Где-то ударили в колокол. Вскоре поток горожан запрудил дорогу за город. Все возбужденно и радостно пересказывали события, предваряя словами: «Сам мой сват видел» али другими верными свидетельствами. На берегу стояла всполошенная и, одновременно, ликующая толпа. У всех были радостные и просветленные лица. Высказывались самые разнообразные версии появления креста. Увязали его чудесное явление и со случившейся недавно смертью одной из важных фигур Спасо-Суморина монастыря, и с предостережением о грядущей засухе, и с ввержением вражеских войск. Думали о грядущем пожаре, о рождении необыкновенного младенца, о намеке на строительство на сем месте часовни и прочая, и прочая. Отважный кузнец Пронька с парой бесшабашных товарищей съездили на тот берег на лодке и вернулись, доподлинно подтвердив: крест! Цветет медвяными цветами. Наконец, позже всех, примчался отец Логгин. Он запоздал, что негоже для пастыря в такой волнительный момент, по двум причинам — его Волчановская улица бысть на другой окраине Тотьмы, а сам он крепко сонмился с женой. Супруга было беременна первым чадцем, и отец Логгин позволял ей спать досыта. А сам он всю ночь корпел над резюме, которое намеревался заверить в Вологодской епархии отличными рекомендациями, дабы переехать служить в Москву — переводить и писать теологические книги. Рекомендации уж были ему обещаны, как зело перспективному в теологических науках ученому, могущему послужить на более важном поприще, нежели тотемская заросшая нива. Именно карьерные заботы помешали отцу первому лицезреть неописуемое чудо.
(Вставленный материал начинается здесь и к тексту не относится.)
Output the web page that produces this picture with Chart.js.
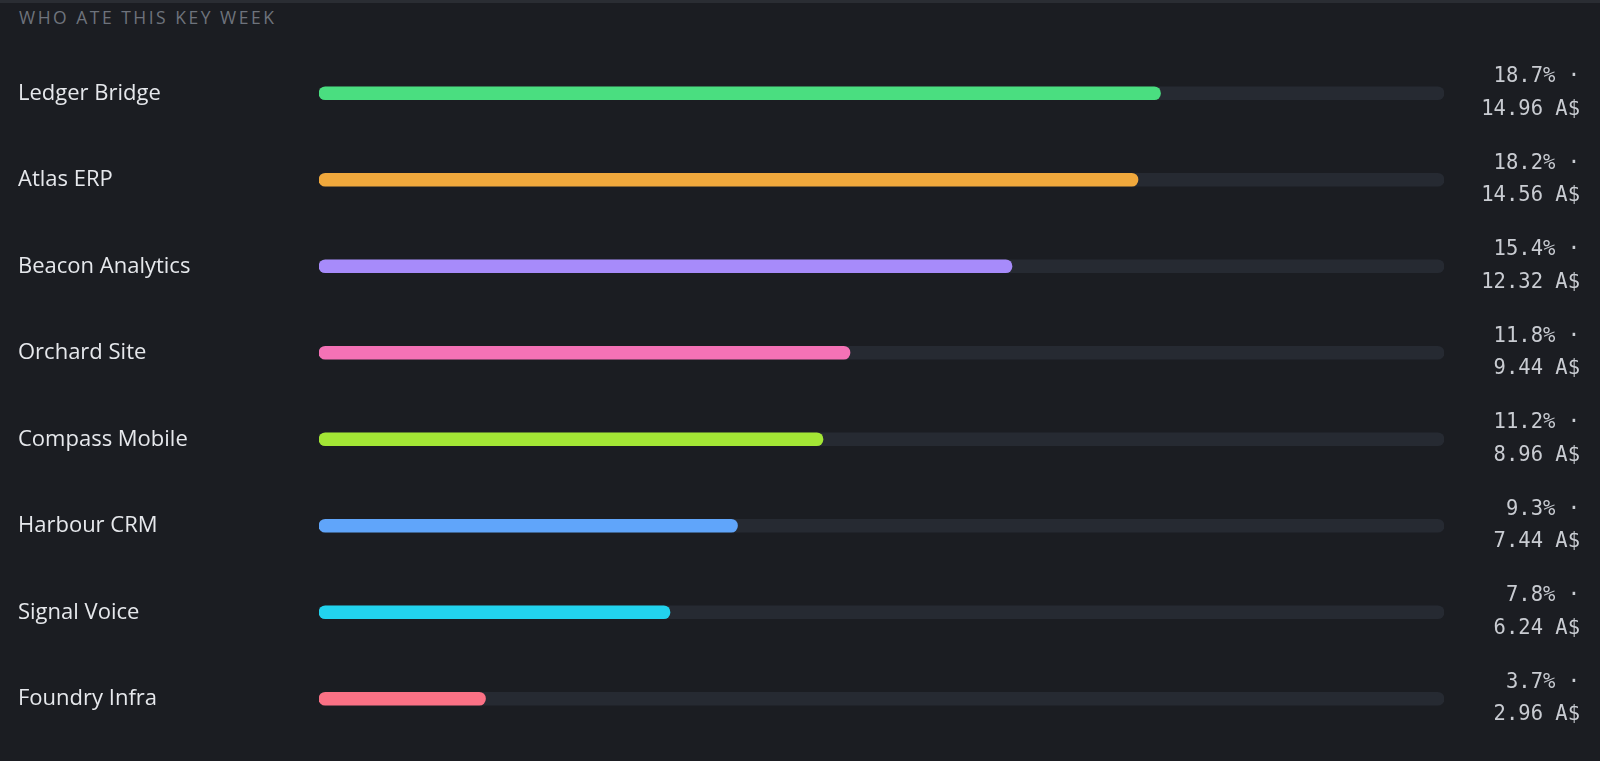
<!DOCTYPE html>
<html>
<head>
<meta charset="utf-8">
<script src="https://cdn.jsdelivr.net/npm/chart.js@4/dist/chart.umd.min.js"></script>
<style>
  html, body { margin: 0; padding: 0; background: #1b1d22; width: 1600px; height: 761px; overflow: hidden; }
  #wrap { position: relative; width: 1600px; height: 761px; border-top: 3px solid #2a2d33; box-sizing: border-box; }
  #title { position: absolute; left: 19px; top: 2px; font-family: "Open Sans", "Noto Sans", sans-serif; font-size: 17.5px; letter-spacing: 2.5px; color: #6e737c; }
  #c { position: absolute; left: 0; top: -3px; }
</style>
</head>
<body>
<div id="wrap">
  <div id="title">WHO ATE THIS KEY WEEK</div>
  <canvas id="c" width="1600" height="761"></canvas>
</div>
<script>
const categories = ["Ledger Bridge", "Atlas ERP", "Beacon Analytics", "Orchard Site", "Compass Mobile", "Harbour CRM", "Signal Voice", "Foundry Infra"];
const shares = [18.7, 18.2, 15.4, 11.8, 11.2, 9.3, 7.8, 3.7];
const amounts = [14.96, 14.56, 12.32, 9.44, 8.96, 7.44, 6.24, 2.96];
const currency = "A$";
const scaleMax = 25;
const barColors = ["#4ade80", "#f0a83c", "#a78bfa", "#f472b6", "#a3e635", "#60a5fa", "#22d3ee", "#fb7185"];

const valueLabels = shares.map((s, i) => [s.toFixed(1) + "% ·", amounts[i].toFixed(2) + " " + currency]);
const trackValues = categories.map(() => scaleMax);

function zeroPad(scale, w) {
  scale.width = w;
  scale.paddingTop = 0;
  scale.paddingBottom = 0;
}

new Chart(document.getElementById("c"), {
  type: "bar",
  data: {
    labels: categories,
    datasets: [
      { data: shares, backgroundColor: barColors, borderRadius: 7, borderSkipped: false, barThickness: 13, order: 1, yAxisID: "y" },
      { data: trackValues, backgroundColor: "#262a32", borderRadius: 7, borderSkipped: false, barThickness: 13, order: 2, yAxisID: "y" }
    ]
  },
  options: {
    indexAxis: "y",
    responsive: false,
    animation: false,
    devicePixelRatio: 1,
    layout: { padding: { left: 18, right: 20, top: 50, bottom: 19 } },
    datasets: { bar: { grouped: false } },
    plugins: { legend: { display: false }, tooltip: { enabled: false } },
    scales: {
      x: { display: false, min: 0, max: scaleMax },
      y: {
        position: "left",
        grid: { display: false, drawTicks: false },
        border: { display: false },
        ticks: { crossAlign: "far", color: "#e6e8ec", padding: 0, font: { family: "'Open Sans', 'Noto Sans', sans-serif", size: 22 } },
        afterFit(scale) { zeroPad(scale, 301); }
      },
      y2: {
        type: "category",
        position: "right",
        labels: valueLabels,
        offset: true,
        grid: { display: false, drawTicks: false },
        border: { display: false },
        ticks: { crossAlign: "far", color: "#c9ccd2", padding: 0, font: { family: "'DejaVu Sans Mono', monospace", size: 20.5, lineHeight: 1.6 } },
        afterFit(scale) { zeroPad(scale, 136); }
      }
    }
  }
});
</script>
</body>
</html>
Впрочем, примчавшись и глянув в удивлении на крест, батюшка очень быстро сориентировался в пространстве и во времени, и, хотя и не мог сообразить сходу, по какой причине появился сей знак, экспромтом разразился пламенной речью. Отец Логгин был талантливым трибуном, этого у него отнять было нельзя.
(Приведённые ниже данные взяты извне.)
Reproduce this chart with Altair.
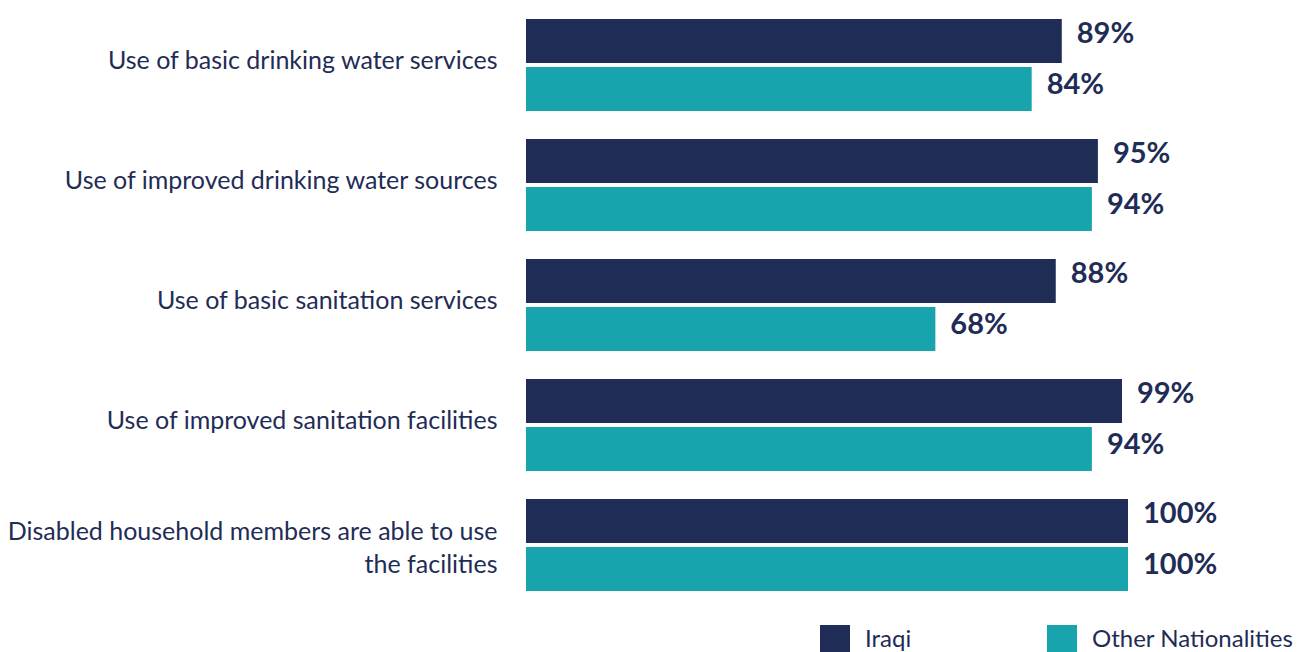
import altair as alt
import pandas as pd

categories = [
    "Use of basic drinking water services",
    "Use of improved drinking water sources",
    "Use of basic sanitation services",
    "Use of improved sanitation facilities",
    "Disabled household members are able to use the facilities",
]
series = ["Iraqi", "Other Nationalities"]
iraqi = [89, 95, 88, 99, 100]
other = [84, 94, 68, 94, 100]
colors = ["#1F2D56", "#17A4AC"]
NAVY = "#1F2D56"

rows = []
for c, a, b in zip(categories, iraqi, other):
    rows.append({"category": c, "group": series[0], "value": a, "label": f"{a}%"})
    rows.append({"category": c, "group": series[1], "value": b, "label": f"{b}%"})
df = pd.DataFrame(rows)

long_label = categories[4]
label_expr = (
    f"datum.value == '{long_label}' ? "
    "['Disabled household members are able to use', 'the facilities'] : datum.value"
)

y_enc = alt.Y(
    "category:N",
    sort=categories,
    scale=alt.Scale(paddingInner=28 / 120, paddingOuter=11 / 120),
    axis=alt.Axis(
        title=None,
        domain=False,
        ticks=False,
        labelFont="Lato",
        labelFontSize=25,
        labelColor=NAVY,
        labelPadding=29,
        labelLimit=0,
        labelLineHeight=33,
        labelExpr=label_expr,
        labelOffset={"condition": {"test": f"datum.value == '{long_label}'", "value": -13}, "value": -4},
    ),
)
yoff_enc = alt.YOffset(
    "group:N",
    sort=series,
    scale=alt.Scale(paddingInner=4 / 48, paddingOuter=0),
)
x_enc = alt.X("value:Q", scale=alt.Scale(domain=[0, 100]), axis=None)

base = alt.Chart(df)

bars = base.mark_bar().encode(
    x=x_enc,
    y=y_enc,
    yOffset=yoff_enc,
    color=alt.Color(
        "group:N",
        sort=series,
        scale=alt.Scale(domain=series, range=colors),
        legend=alt.Legend(
            title=None,
            orient="none",
            direction="horizontal",
            legendX=294,
            legendY=617,
            symbolType="square",
            symbolSize=900,
            symbolStrokeWidth=0,
            symbolOpacity=1,
            labelFont="Lato",
            labelFontSize=24,
            labelColor=NAVY,
            labelOffset=15,
            columnPadding=135,
            labelLimit=0,
        ),
    ),
)


def value_text(group, dy):
    return (
        base.transform_filter(alt.datum.group == group)
        .mark_text(
            align="left",
            baseline="middle",
            dx=15,
            dy=dy,
            font="Lato",
            fontWeight="bold",
            fontSize=29,
            color=NAVY,
        )
        .encode(
            x=x_enc,
            y=alt.Y("category:N", sort=categories),
            yOffset=alt.YOffset("group:N", sort=series),
            text="label:N",
        )
    )


texts_iraqi = value_text(series[0], -7)
texts_other = value_text(series[1], -4)

chart = (
    alt.layer(bars, texts_iraqi, texts_other)
    .properties(
        width=602,
        height=594,
        background="white",
        autosize=alt.AutoSizeParams(type="none"),
        padding={"left": 518, "top": 0, "right": 170, "bottom": 50},
    )
    .configure_view(strokeWidth=0, stroke=None)
)

chart.save("out.html", embed_options={"renderer": "svg", "actions": False})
Смысл импровизированной проповеди батюшки сводился к тому, что сие — грозное предупреждение Господа о грехах, в которых погрязли тотьмичи, и, как следствие, о грядущем наказании. Горожанам сия речь не понравилась. Им более приятна была мысль, что означает такой благоуханный (по свидетельству кузнеца Прони) знак грядущие чудесные перемены в жизни — повышение закупочных цен на соль и лосиные шкуры, неохватные стаи жирных перелетных птиц по осени, коих ловили сетями, избавление от болезни, возведение новой избы, любовь и замужество. Да, мало ли чего хорошего может дать Он доброму человеку! Поскольку мысли сии шли в разрез с ораториями отца Логгина, часть тотьмичей зароптала.
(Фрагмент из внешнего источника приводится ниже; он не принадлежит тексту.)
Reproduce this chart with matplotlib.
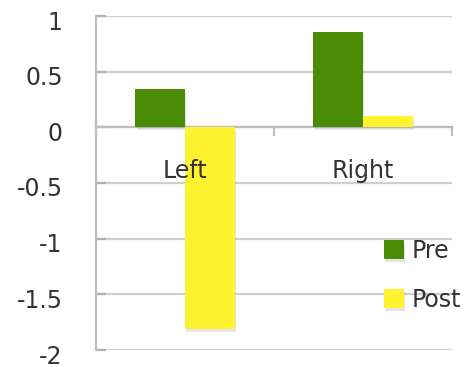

— Почто ты, батюшка, на худое гнешь? — наконец громко выкрикнул кто-то из толпы.
— Верное отец Логгин гласит, — проверещала было одна старая бабуся, — изгрешилися все!
Но, ее дружно осадили.
— К хорошему — сей крест! — закричали тотьмичи. — К добру!
— А я глаголю, что не к добру! — возвысил глас отец Логгин и, для вящей твердости, выставил вперед свой собственный крест, висевший на груди. — А — как знак-знамение к наказанию за лень, блуд, темноту!
— Это чем мы темны? — с угрозой в голосе вопросил пастух Василий, который не умел написать свое имя, а потому принял намек на свой личный счет.
— Пребываете во тьме язычества! — нашелся батюшка.
Ох, краснобаен, на все сходу найдет ответ!
— В банника веруете, в лешего, в русалок и в прочую дикость, прости Господи, что поминаю эту нечисть пред крестом Твоим. Легион болотников и русалок у вас тут бродит.
— Да, разве мы в сем виноваты? — подала голос молодая бабенка. — Мы бы рады от колодезника избавиться, да не получается. Дите Агафьино кто утащил в студенец? Али мыши? Колодезник!